WASHINGTON — The Department of Justice today announced that it will require Humana Inc. and Arcadian Management Services Inc. to divest assets relating to Arcadian’s Medicare Advantage business in parts of five states in order for Humana to proceed with its acquisition of Arcadian. The department is requiring divestitures of health plans in 51 counties and parishes in Arizona, Arkansas, Louisiana, Oklahoma and Texas. The department said that the transaction, as originally proposed, would likely have resulted in higher prices, fewer choices and lower quality Medicare Advantage plans purchased by Medicare beneficiaries.
The department’s Antitrust Division filed a civil lawsuit today in the U.S. District Court in Washington, D.C., to block the proposed acquisition. At the same time, the department filed a proposed settlement that, if approved by the court, would resolve the lawsuit and the department’s competitive concerns.

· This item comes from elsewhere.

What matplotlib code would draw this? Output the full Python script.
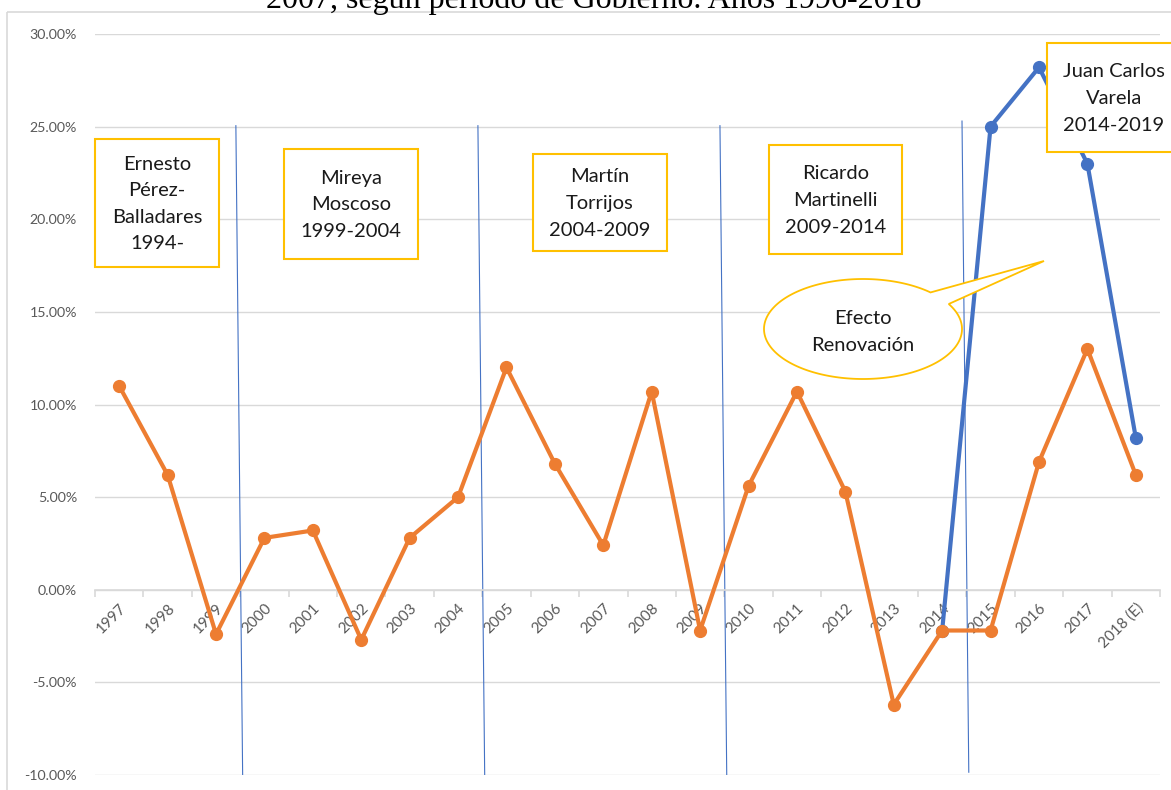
import numpy as np
import matplotlib.pyplot as plt
from matplotlib.patches import Rectangle, Polygon
from matplotlib.transforms import Affine2D

anios = ['1997', '1998', '1999', '2000', '2001', '2002', '2003', '2004', '2005', '2006',
         '2007', '2008', '2009', '2010', '2011', '2012', '2013', '2014', '2015', '2016',
         '2017', '2018 (E)']
# crecimiento anual (%)
sin_renovacion = [11.0, 6.2, -2.4, 2.8, 3.2, -2.7, 2.8, 5.0, 12.0, 6.8,
                  2.4, 10.7, -2.2, 5.6, 10.7, 5.3, -6.2, -2.2, -2.2, 6.9,
                  13.0, 6.2]
anios_renovacion = ['2014', '2015', '2016', '2017', '2018 (E)']
con_renovacion = [-2.2, 25.0, 28.2, 23.0, 8.2]

gobiernos = ['Ernesto\nPérez-\nBalladares\n1994-', 'Mireya\nMoscoso\n1999-2004',
             'Martín\nTorrijos\n2004-2009', 'Ricardo\nMartinelli\n2009-2014',
             'Juan Carlos\nVarela\n2014-2019']
cambio_gobierno = ['1999', '2004', '2009', '2014']

NARANJA = '#ED7D31'
AZUL = '#4472C4'
DORADO = '#FFC000'
GRIS = '#595959'

plt.rcParams['font.family'] = ['Lato', 'DejaVu Sans']

W, H = 1171, 790
fig = plt.figure(figsize=(W / 100, H / 100), dpi=100)
ax = fig.add_axes([95 / W, 15 / H, 1065 / W, 741 / H])

# pixel coordinates measured from the top-left corner
px = Affine2D().scale(1, -1).translate(0, H)

x = np.arange(len(anios))
xr = [anios.index(a) for a in anios_renovacion]
y_sin = np.array(sin_renovacion) / 100
y_con = np.array(con_renovacion) / 100

ax.plot(xr, y_con, color=AZUL, lw=3, marker='o', ms=8.5, zorder=3)
ax.plot(x, y_sin, color=NARANJA, lw=3, marker='o', ms=8.5, zorder=4)

ax.set_xlim(-0.5, len(anios) - 0.5)
ax.set_ylim(-0.10, 0.30)
ax.set_yticks(np.arange(-0.10, 0.301, 0.05))
ax.set_yticklabels([f'{v * 100:.2f}%' for v in np.arange(-0.10, 0.301, 0.05)])
ax.yaxis.grid(True, color='#D9D9D9', lw=1)
ax.set_axisbelow(True)
ax.tick_params(axis='y', length=0, pad=13, labelsize=10.2, labelcolor=GRIS)

# x axis crosses at 0 with ticks between categories
for s in ['left', 'right', 'top']:
    ax.spines[s].set_visible(False)
ax.spines['bottom'].set_position(('data', 0))
ax.spines['bottom'].set_color('#D9D9D9')
ax.spines['bottom'].set_linewidth(1.2)
ax.set_xticks(x)
ax.set_xticklabels(anios, rotation=45, ha='right', rotation_mode='anchor')
ax.set_xticks(np.arange(-0.5, len(anios)), minor=True)
ax.tick_params(axis='x', which='major', length=0, pad=8, labelsize=11, labelcolor=GRIS)
ax.tick_params(axis='x', which='minor', length=5, color='#D9D9D9', width=1.2)

# separators between government periods
for i, a in enumerate(cambio_gobierno):
    b = anios.index(a) + 0.5
    top = 0.253 if i == 3 else 0.2505
    bot = -0.0985 if i == 3 else -0.10
    ax.plot([b - 0.09, b + 0.05], [top, bot], color=AZUL, lw=0.8, zorder=2)

# government boxes
cajas = [(95, 139, 219, 267), (284, 149, 418, 259), (533, 154, 667, 251),
         (769, 145, 902, 254), (1047, 43, 1180, 152)]
for txt, (x0, y0, x1, y1) in zip(gobiernos, cajas):
    fig.patches.append(Rectangle((x0, y0), x1 - x0, y1 - y0, transform=px,
                                 facecolor='white', edgecolor=DORADO, lw=1.5, zorder=5))
    cx = (x0 + x1) / 2 if x1 < W else 1114
    fig.text(cx, (y0 + y1) / 2 + 1, txt, transform=px, ha='center', va='center',
             fontsize=14.5, linespacing=1.68, color='#1a1a1a', zorder=6)

# speech bubble
cxe, cye, a, b = 863, 329, 99, 50
t1, t2 = np.deg2rad(47), np.deg2rad(30)
ts = np.linspace(t1, t2 + 2 * np.pi, 200)
pts = [(cxe + a * np.cos(t), cye - b * np.sin(t)) for t in ts]
pts.append((1044, 261))
fig.patches.append(Polygon(pts, closed=True, transform=px, facecolor='white',
                           edgecolor=DORADO, lw=1.3, zorder=5))
fig.text(cxe, 332, 'Efecto\nRenovación', transform=px, ha='center', va='center',
         fontsize=14.5, linespacing=1.68, color='#1a1a1a', zorder=6)

# chart frame and title
fig.patches.append(Rectangle((7, 12), 1180, 800, transform=px, fill=False,
                             edgecolor='#D9D9D9', lw=1.2))
fig.text(594, 8, '2007, según período de Gobierno. Años 1996-2018', transform=px,
         ha='center', va='baseline', fontsize=23, family='Liberation Serif')

fig.savefig('out.png', dpi=100)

“Protecting competition in health care has been and continues to be a top priority of the Antitrust Division,” said Acting Assistant Attorney General Sharis A. Pozen in charge of the Department of Justice’s Antitrust Division. “These divestitures preserve competition so that Medicare beneficiaries, primarily senior citizens, in Arizona, Arkansas, Louisiana, Oklahoma and Texas, benefit from lower prices, better quality services and more innovative products for their health care needs.”
Individuals eligible for Medicare, primarily senior citizens, may elect to enroll in a privately provided Medicare Advantage plan instead of traditional Medicare. In establishing the Medicare Advantage program, Congress intended that vigorous competition among private Medicare Advantage insurers would lead insurers to offer seniors a rich set of affordable benefits, provide a wide array of health-insurance choices, and be responsive to the demands of seniors. Approximately 71,000 people are enrolled in Medicare Advantage plans in these 51 counties and parishes, accounting for more than $700 million in annual commerce.
According to the complaint, the original transaction would have eliminated competition between Humana and Arcadian, two of the few significant sellers of Medicare Advantage plans in 45 of the counties and parishes, allowing Humana to increase prices and reduce the quality of Medicare Advantage plans sold to seniors there . The original deal would have created a combined company controlling between 40 and 100 percent of the Medicare Advantage health insurance market in these counties and parishes.
Under the proposed settlement, Humana must promptly divest the Medicare Advantage plans in the 51 counties and parishes to one or more acquirers approved by the department that has the intent and capability to be an effective competitor. The department is requiring divestitures of health plans in five additional counties and one additional parish to facilitate the divesture of the plans in the other 45 counties and parishes and make those plans more administrable. Under the terms of the proposed settlement, current enrollees of Humana and Arcadian’s Medicare Advantage plans will continue to have substantially the same access to providers, including doctors, hospitals and other medical services, after the divestitures as before the divestitures were required. The proposed settlement contains provisions that ensure the buyers of the divested Medicare Advantage plans will have contracts with substantially all of the health care providers included in the Humana and Arcadian plans at substantially the same rates. The department said the requirements are important because to compete effectively, a health insurer needs a network of health care providers at competitive rates.
Humana Inc., a leading health insurer in the United States, is a Delaware corporation headquartered in Louisville, Ky. In 2010, Humana reported revenues of approximately $33.6 billion.
Arcadian Management Services Inc., with approximately 62,000 Medicare Advantage members in 15 states, is a Delaware corporation headquartered in Oakland, Calif. In 2010, Arcadian had revenues of $622 million.
The proposed settlement, along with the department’s competitive impact statement, will be published in the Federal Register, as required by the Antitrust Procedures and Penalties Act. Any person may submit written comments concerning the proposed settlement within 60 days of its publication to Joshua H. Soven, Chief, Litigation I Section, Antitrust Division, U.S. Department of Justice, 450 Fifth St., N.W., Suite 4100, Washington, D.C. 20530. At the conclusion of the 60-day comment period, the court may enter the settlement upon a finding that it is in the public interest.